8月土用を過ぎると榛名湖畔に吹く風はなんとなく秋めいてきます。赤トンボが群をなして飛び交い、秋の草花が咲き競います。

明治初期から栽培され、県下一の生産量を誇る秋の味覚の王者、梨も熟しはじめます。8月最後の日曜日、榛名湖畔での「梨まつり」は大変な賑わいを見せます。9月下旬ともなれば榛名富士の山頂は色付きはじめ、湖畔では雨が降ればストーブがなくてはなりません。

『冬』 高崎市の烏川(からすがわ)畔から榛名山を眺めるとき、その山容は朝日に映え、夕日に照らされ、ことさら冬季は紫色に輝きます。まさに山紫水明とはこのことかと合点がゆきます。榛名山を望む県内の各学校の校歌にこの情景がとり入れられ、唄われているのもうなずけます。

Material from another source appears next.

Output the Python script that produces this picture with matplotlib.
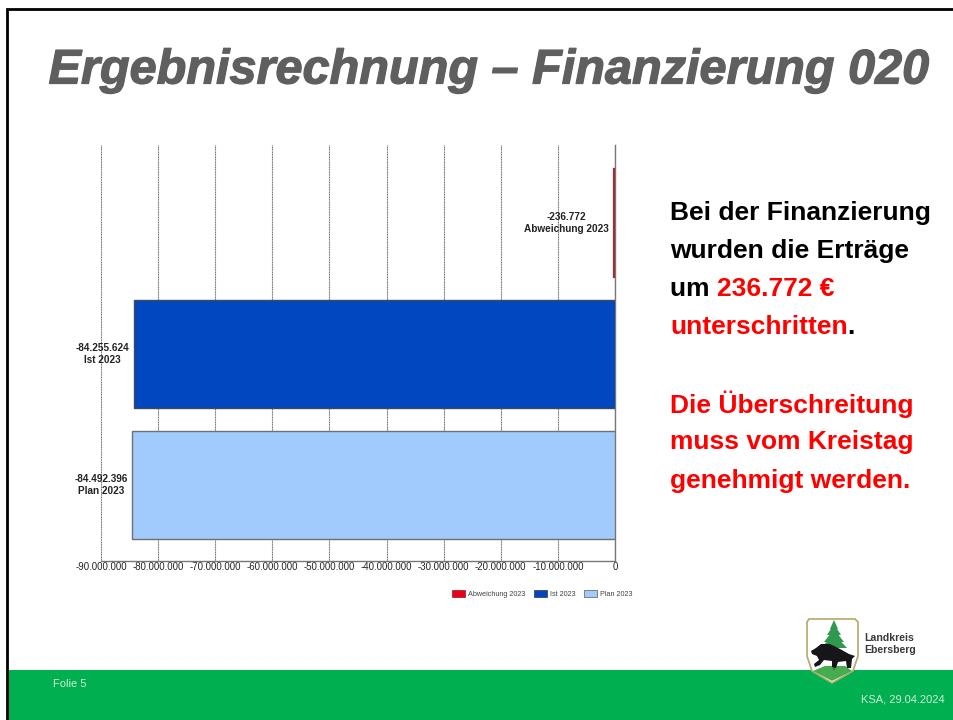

正月ともなれば山頂の湖は、結氷しワカサギの穴釣りやスケート、氷上ゴーカートを楽しむ人々で賑わいます。山麓の村々では新春の伝統行事「どんどん焼き」が子供たちの最高の楽しみでした。正月の松飾りを集め、さらに竹や粗朶で小屋を組み、小正月の朝燃やして地域の安泰・無病息災、五穀豊穣を祈る古くから伝わる行事です。小屋づくりの共同作業を通じて子供たちは鉈や鋸の使い方を覚え、山仕事や農作業の基本を学んだものでした。

この時期上州名物の空っ風も吹き荒れます。なんといっても赤城颪が有名ですが、榛名山から高崎方面に吹く風もこれに負けません。この冷い風の中でも榛名山麓の梅の花は、春に向かって蕾を膨らませています。